Lange perioden van overheidssteun zitten economische dynamiek echter in de weg, waardoor de economie minder toegerust is op de toekomst. Ook komt de steun niet altijd op de juiste plek terecht. Daarnaast vergoeden de steunmaatregelen in verschillende gevallen ook de omzetverliezen die niet worden veroorzaakt door contactbeperkende maatregelen. Ten slotte zijn de uitgaven voor het steunpakket (42,4 miljard euro) op langere termijn financieel niet houdbaar. Coronasteun kostte elk huishouden tot nog toe 5.000 euro. Daarom wil het kabinet terugkeren naar een normale balans voor de verdeling van risico’s tussen ondernemers en de samenleving.

Schuldenaanpak

Hoewel de economie aantrekt, staan niet voor elke ondernemer alle seinen weer op groen.
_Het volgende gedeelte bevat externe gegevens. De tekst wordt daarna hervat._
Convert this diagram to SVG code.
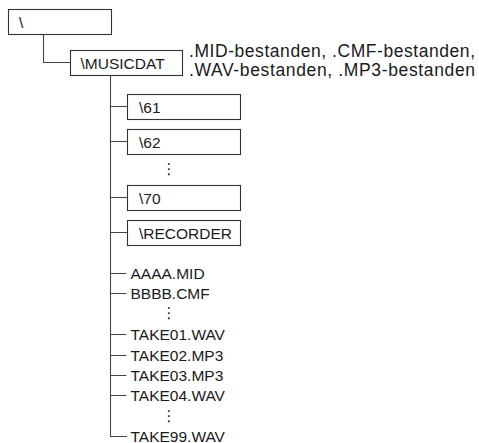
<svg xmlns="http://www.w3.org/2000/svg" width="479" height="443" viewBox="0 0 479 443">
<style>
.box{fill:#fff;stroke:#333;stroke-width:1.1}
.ln{fill:none;stroke:#444;stroke-width:1.1}
.t{font-family:"Liberation Sans",Arial,sans-serif;font-size:15.5px;fill:#1a1a1a}
.lbl{font-family:"Liberation Sans",Arial,sans-serif;font-size:17.5px;fill:#1a1a1a}
.dots{font-family:"DejaVu Sans",sans-serif;font-size:15px;fill:#1a1a1a;text-anchor:middle}
</style>
<rect width="479" height="443" fill="#fff"/>
<g id="connectors">
<path class="ln" d="M43.5 34.5 V62.5 H70.5"/>
<path class="ln" d="M110.5 75.5 V436.5 H127"/>
<path class="ln" d="M110.5 106.5 H127.5 M110.5 141.5 H127.5 M110.5 197.5 H127.5 M110.5 232.5 H127.5"/>
<path class="ln" d="M110.5 273.5 H126.5 M110.5 293.5 H126.5 M110.5 334.5 H126.5 M110.5 355.5 H126.5 M110.5 375.5 H126.5 M110.5 395.5 H126.5"/>
</g>
<g id="root"><rect class="box" x="8.5" y="9.5" width="103" height="25"/><text class="t" x="19" y="27.5">\</text></g>
<g id="musicdat"><rect class="box" x="70.5" y="50.5" width="112" height="25"/><text class="t" x="80.5" y="68.5">\MUSICDAT</text></g>
<g id="musicdat-label"><text class="lbl" x="189" y="56.5" textLength="286" lengthAdjust="spacing">.MID-bestanden, .CMF-bestanden,</text><text class="lbl" x="189" y="75.5" textLength="286" lengthAdjust="spacing">.WAV-bestanden, .MP3-bestanden</text></g>
<g id="d61"><rect class="box" x="127.5" y="94.5" width="113" height="25"/><text class="t" x="139" y="112.5">\61</text></g>
<g id="d62"><rect class="box" x="127.5" y="129.5" width="113" height="25"/><text class="t" x="139" y="147.5">\62</text></g>
<g id="dots1"><text class="dots" x="169" y="174">⋮</text></g>
<g id="d70"><rect class="box" x="127.5" y="185.5" width="113" height="25"/><text class="t" x="139" y="203.5">\70</text></g>
<g id="recorder"><rect class="box" x="127.5" y="220.5" width="113" height="25"/><text class="t" x="139" y="238.5">\RECORDER</text></g>
<g id="f-aaaa"><text class="t" x="130.5" y="279">AAAA.MID</text></g>
<g id="f-bbbb"><text class="t" x="130.5" y="299">BBBB.CMF</text></g>
<g id="dots2"><text class="dots" x="169" y="318">⋮</text></g>
<g id="f-take01"><text class="t" x="130.5" y="340">TAKE01.WAV</text></g>
<g id="f-take02"><text class="t" x="130.5" y="361">TAKE02.MP3</text></g>
<g id="f-take03"><text class="t" x="130.5" y="381">TAKE03.MP3</text></g>
<g id="f-take04"><text class="t" x="130.5" y="401">TAKE04.WAV</text></g>
<g id="dots3"><text class="dots" x="169" y="421">⋮</text></g>
<g id="f-take99"><text class="t" x="130.5" y="441.5">TAKE99.WAV</text></g>
</svg>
Ondanks de steunpakketten zijn er ondernemers en werkenden die zwaar zijn getroffen door de crisis en schulden hebben opgebouwd. Uit onderzoek blijkt dat het lastig is om een goed inzicht te krijgen in de omvang en reden van de schulden van ondernemers. De instroom in de schuldhulpverlening en het aantal faillissementen is nu nog geen reden tot zorg, maar er wordt dit jaar wel een toename verwacht van het aantal faillissementen en bedrijfsbeëindigingen.

De openstaande belastingschuld bedroeg eind februari 2022 ruim 20 miljard euro bij 278.000 bedrijven. Het kabinet ondersteunt deze ondernemers met een gunstige betalingsregeling. Zo kan de opgebouwde belastingschuld in vijf jaar worden terugbetaald. Ook voor terugbetalingen in de NOW, TVL en Tozo gelden ruime betaaltermijnen.
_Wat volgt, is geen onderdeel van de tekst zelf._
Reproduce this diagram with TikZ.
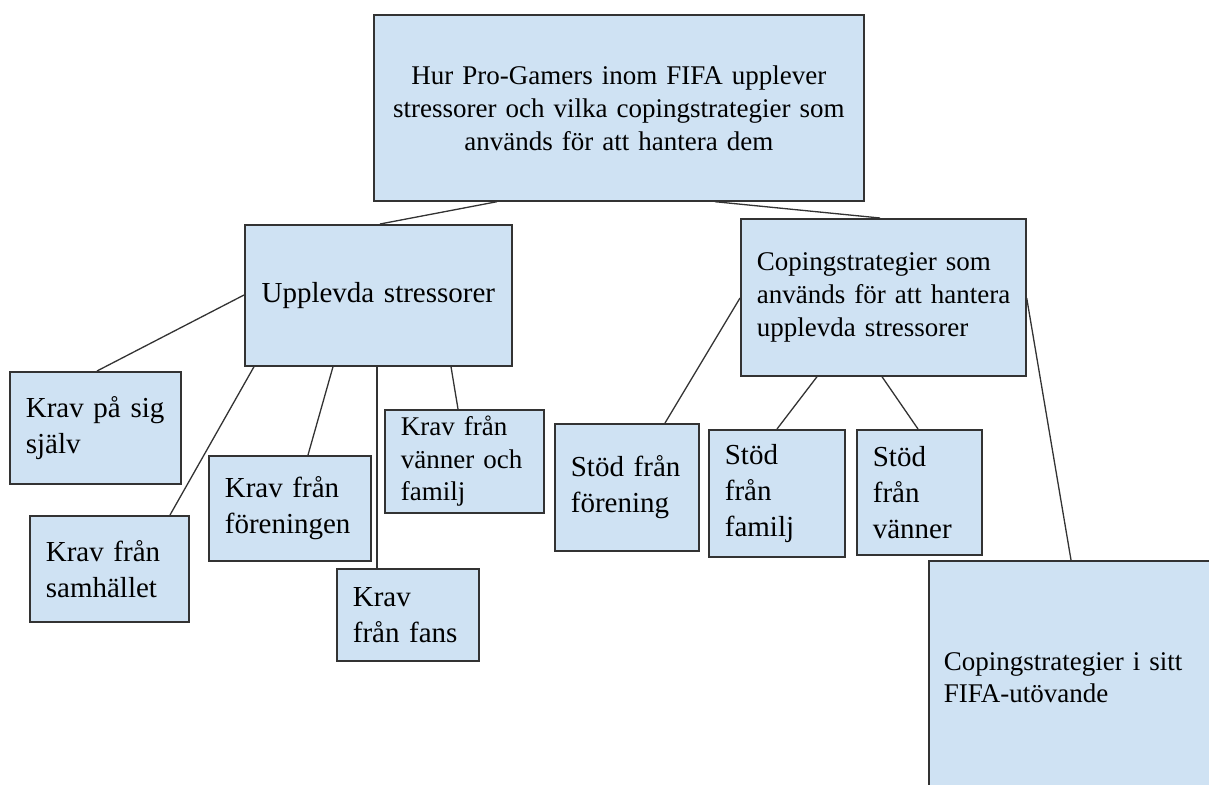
\documentclass[tikz,border=0pt]{standalone}
\usepackage{fontspec}
\setmainfont{Liberation Serif}
\definecolor{boxblue}{HTML}{CFE2F3}
\definecolor{boxline}{HTML}{333333}

\begin{document}
\begin{tikzpicture}[x=1pt,y=-1pt,
  main node/.style={rectangle,draw=boxline,fill=boxblue,line width=1.7pt,anchor=north west,
    inner xsep=16pt,inner ysep=0pt,align=left,font=\fontsize{29}{36}\selectfont},
  small node/.style={main node,font=\fontsize{27}{33}\selectfont},
  link/.style={draw=black!80,line width=1.3pt}]

  \useasboundingbox (0,0) rectangle (1209,784);
  \clip (0,0) rectangle (1209,784);

  \node[small node,align=center,text width=458pt,minimum height=186pt] (top) at (373,14) {Hur Pro-Gamers inom FIFA upplever\\ stressorer och vilka copingstrategier som\\ används för att hantera dem};
  \node[main node,align=center,text width=235pt,minimum height=141pt] (up) at (244,224) {Upplevda stressorer};
  \node[small node,text width=253pt,minimum height=157pt] (cope) at (740,218) {\mbox{Copingstrategier som}\\ \mbox{används för att hantera}\\ \mbox{upplevda stressorer}};

  \node[main node,text width=139pt,minimum height=112pt] (self) at (9,371) {Krav på sig\\ själv};
  \node[main node,text width=127pt,minimum height=106pt] (society) at (29,515) {Krav från\\ samhället};
  \node[main node,text width=130pt,minimum height=105pt] (club) at (208,455) {Krav från\\ föreningen};
  \node[main node,text width=110pt,minimum height=92pt] (fans) at (336,568) {Krav\\ från fans};
  \node[small node,font=\fontsize{27}{32.5}\selectfont,text width=127pt,minimum height=103pt] (friends) at (384,409) {Krav från\\ vänner och\\ familj};

  \node[main node,text width=112pt,minimum height=127pt] (sclub) at (554,423) {Stöd från\\ förening};
  \node[main node,text width=104pt,minimum height=127pt] (sfamily) at (708,429) {Stöd\\ från\\ familj};
  \node[main node,text width=93pt,minimum height=125pt] (sfriends) at (856,429) {Stöd\\ från\\ vänner};
  \node[small node,font=\fontsize{27}{32}\selectfont,inner xsep=15pt,text width=262pt,minimum height=234pt] (game) at (928,560) {Copingstrategier i sitt\\ FIFA-utövande};

  \path[link]
    ([xshift=124pt]top.south west) edge ([xshift=136pt]up.north west)
    ([xshift=342pt]top.south west) edge ([xshift=140pt]cope.north west)
    ([yshift=-71pt]up.north west) edge ([xshift=88pt]self.north west)
    ([xshift=10pt]up.south west) edge ([xshift=141pt]society.north west)
    ([xshift=89pt]up.south west) edge ([xshift=100pt]club.north west)
    ([xshift=133pt]up.south west) edge ([xshift=41pt]fans.north west)
    ([xshift=207pt]up.south west) edge ([xshift=74pt]friends.north west)
    ([yshift=-80pt]cope.north west) edge ([xshift=111pt]sclub.north west)
    ([xshift=77pt]cope.south west) edge ([xshift=69pt]sfamily.north west)
    ([xshift=142pt]cope.south west) edge ([xshift=62pt]sfriends.north west)
    ([yshift=-80pt]cope.north east) edge ([xshift=143pt]game.north west);

\end{tikzpicture}
\end{document}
De Kamer van Koophandel (KVK) werkt samen met MKB-NL, VNO/NCW, de ministeries van SZW en EZK aan betere informatievoorziening voor ondernemers met schulden. Voor ondernemers die privé aansprakelijk zijn voor zakelijke schulden zijn er mogelijkheden om schuldhulpverlening te krijgen via de gemeente. Ondernemers worden daarnaast via de Wet Homologatie Onderhands Akkoord (WHOA) geholpen om een akkoord met schuldeisers en aandeelhouders te bereiken waardoor zij een bedrijfsfaillissement kunnen voorkomen. Ondernemers die via de WHOA een doorstart maken, kunnen vervolgens gebruik maken van een zogenoemd TOA-krediet. Verder zet het kabinet in op het kansrijker maken van saneringsakkoorden doordat de Belastingdienst per 1 augustus 2022 tijdelijk genoegen neemt met een lager deel van de schuld.
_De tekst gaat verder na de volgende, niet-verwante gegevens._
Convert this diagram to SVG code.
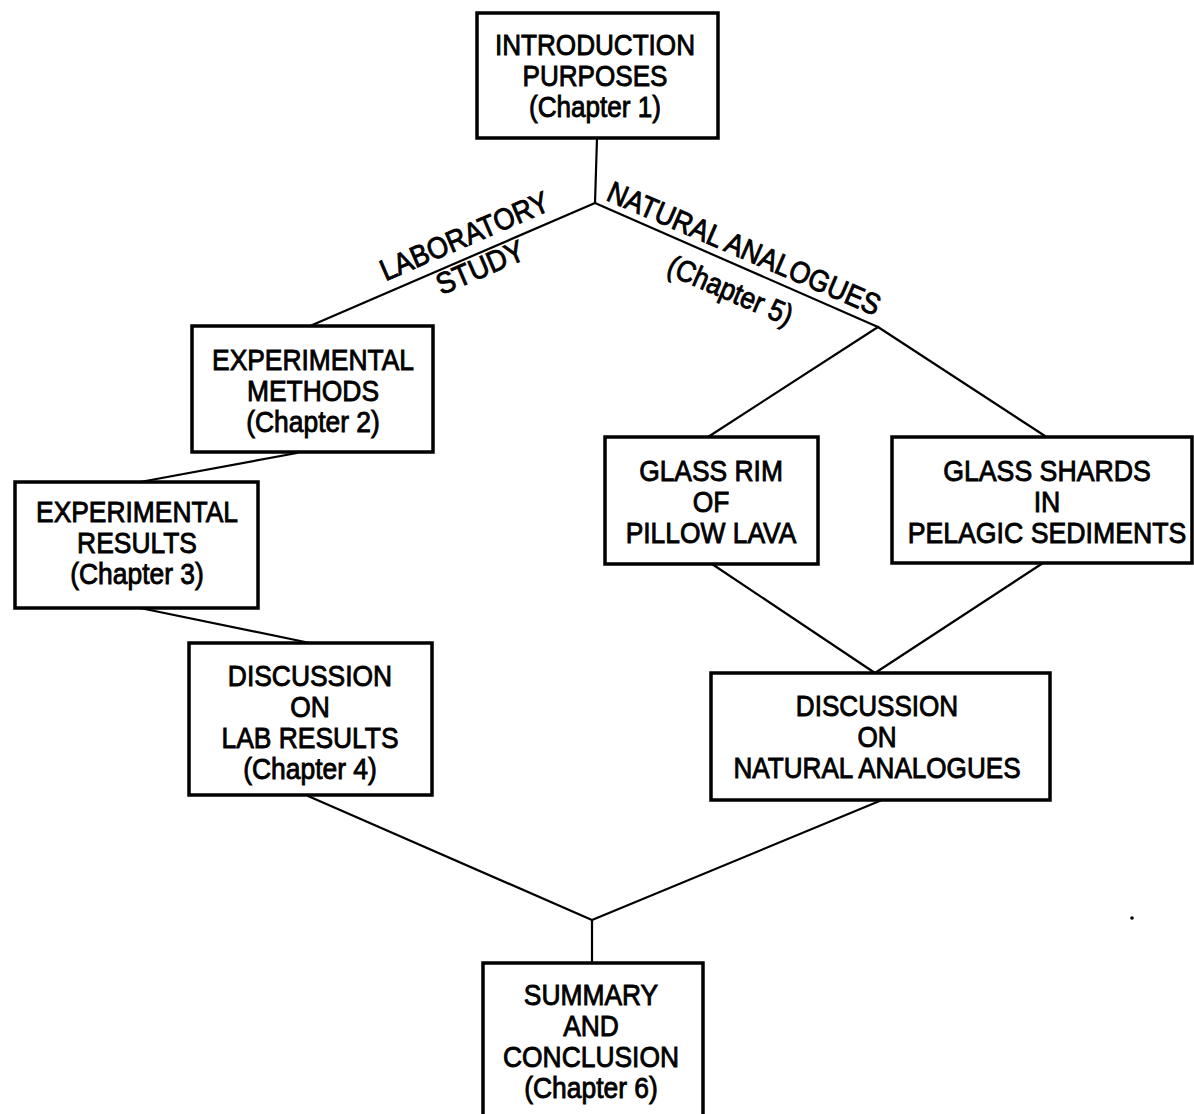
<svg xmlns="http://www.w3.org/2000/svg" width="1194" height="1114" viewBox="0 0 1194 1114">
  <style>
    .box { fill: #ffffff; stroke: #000000; stroke-width: 3.5; }
    .conn { fill: none; stroke: #000000; stroke-width: 2.2; stroke-linecap: round; stroke-linejoin: round; }
    .t { font-family: "Liberation Sans", Arial, Helvetica, sans-serif; font-size: 30px; fill: #000000; text-anchor: middle; stroke: #000000; stroke-width: 0.9; }
  </style>
  <rect width="1194" height="1114" fill="#ffffff"/>

  <g id="connectors">
    <polyline class="conn" points="597,138 595,203"/>
    <polyline class="conn" points="595,203 310,326"/>
    <polyline class="conn" points="595,203 878,327"/>
    <polyline class="conn" points="878,327 708,437"/>
    <polyline class="conn" points="878,327 1045,436"/>
    <polyline class="conn" points="297,453 140,482"/>
    <polyline class="conn" points="140,608 310,643"/>
    <polyline class="conn" points="712,564 875,673"/>
    <polyline class="conn" points="1043,563 875,673"/>
    <polyline class="conn" points="308,796 592,920"/>
    <polyline class="conn" points="882,800 592,920"/>
    <polyline class="conn" points="592,920 592,963"/>
  </g>

  <g id="label-laboratory" transform="rotate(-23.3 595 203)">
    <text class="t" x="462" y="192" textLength="181" lengthAdjust="spacingAndGlyphs">LABORATORY</text>
    <text class="t" x="464" y="227" textLength="93" lengthAdjust="spacingAndGlyphs">STUDY</text>
  </g>
  <g id="label-natural" transform="rotate(23.3 595 203)">
    <text class="t" x="750" y="196" textLength="294" lengthAdjust="spacingAndGlyphs">NATURAL ANALOGUES</text>
    <text class="t" x="754" y="240" textLength="133" lengthAdjust="spacingAndGlyphs">(Chapter 5)</text>
  </g>

  <g id="node-intro">
    <rect class="box" x="477" y="13" width="241" height="125"/>
    <g transform="translate(595 0) scale(0.87 1)">
      <text class="t" x="0" y="55">INTRODUCTION</text>
      <text class="t" x="0" y="86">PURPOSES</text>
      <text class="t" x="0" y="117">(Chapter 1)</text>
    </g>
  </g>

  <g id="node-methods">
    <rect class="box" x="192" y="326" width="241" height="126"/>
    <g transform="translate(313 0) scale(0.88 1)">
      <text class="t" x="0" y="370">EXPERIMENTAL</text>
      <text class="t" x="0" y="401">METHODS</text>
      <text class="t" x="0" y="432">(Chapter 2)</text>
    </g>
  </g>

  <g id="node-results">
    <rect class="box" x="15" y="482" width="243" height="126"/>
    <g transform="translate(137 0) scale(0.88 1)">
      <text class="t" x="0" y="522">EXPERIMENTAL</text>
      <text class="t" x="0" y="553">RESULTS</text>
      <text class="t" x="0" y="584">(Chapter 3)</text>
    </g>
  </g>

  <g id="node-lab-discussion">
    <rect class="box" x="189" y="643" width="243" height="152"/>
    <g transform="translate(310 0) scale(0.88 1)">
      <text class="t" x="0" y="686">DISCUSSION</text>
      <text class="t" x="0" y="717">ON</text>
      <text class="t" x="0" y="748">LAB RESULTS</text>
      <text class="t" x="0" y="779">(Chapter 4)</text>
    </g>
  </g>

  <g id="node-glass-rim">
    <rect class="box" x="605" y="437" width="213" height="127"/>
    <g transform="translate(711 0) scale(0.88 1)">
      <text class="t" x="0" y="481">GLASS RIM</text>
      <text class="t" x="0" y="512">OF</text>
      <text class="t" x="0" y="543">PILLOW LAVA</text>
    </g>
  </g>

  <g id="node-glass-shards">
    <rect class="box" x="892" y="437" width="300" height="126"/>
    <g transform="translate(1047 0) scale(0.89 1)">
      <text class="t" x="0" y="481">GLASS SHARDS</text>
      <text class="t" x="0" y="512">IN</text>
      <text class="t" x="0" y="543">PELAGIC SEDIMENTS</text>
    </g>
  </g>

  <g id="node-natural-discussion">
    <rect class="box" x="711" y="673" width="339" height="127"/>
    <g transform="translate(877 0) scale(0.87 1)">
      <text class="t" x="0" y="716">DISCUSSION</text>
      <text class="t" x="0" y="747">ON</text>
      <text class="t" x="0" y="778">NATURAL ANALOGUES</text>
    </g>
  </g>

  <g id="node-summary">
    <rect class="box" x="483" y="963" width="220" height="170"/>
    <g transform="translate(591 0) scale(0.88 1)">
      <text class="t" x="0" y="1005">SUMMARY</text>
      <text class="t" x="0" y="1036">AND</text>
      <text class="t" x="0" y="1067">CONCLUSION</text>
      <text class="t" x="0" y="1098">(Chapter 6)</text>
    </g>
  </g>

  <circle cx="1132" cy="918" r="1.8" fill="#000000"/>
</svg>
Het kabinet spant zich in om tot oplossingen te komen voor ondernemingen die in de kern gezond waren, maar door coronaschulden niet vooruitkomen en let daarbij ook op mogelijke toekomstige knelpunten voor deze ondernemers.

Ten eerste gaat het kabinet het effect van de schuldenaanpak monitoren. Dit gebeurt onder andere op basis van de rapportages van de Kamer van Koophandel. Op meer individueel niveau bestaat er de landelijke casuïstiektafel om tot oplossingen voor schrijnende gevallen te komen. Dit zijn ondernemers die bij diverse uitvoeringsorganisaties schulden hebben. Om regie hierover te kunnen voeren, stelt het kabinet een aanjager voor de schuldenaanpak aan. Een internetconsultatie moet verder in beeld brengen hoe ondernemers die door de coronacrisis belastingschulden hebben ondersteund kunnen worden en waar nog knelpunten liggen.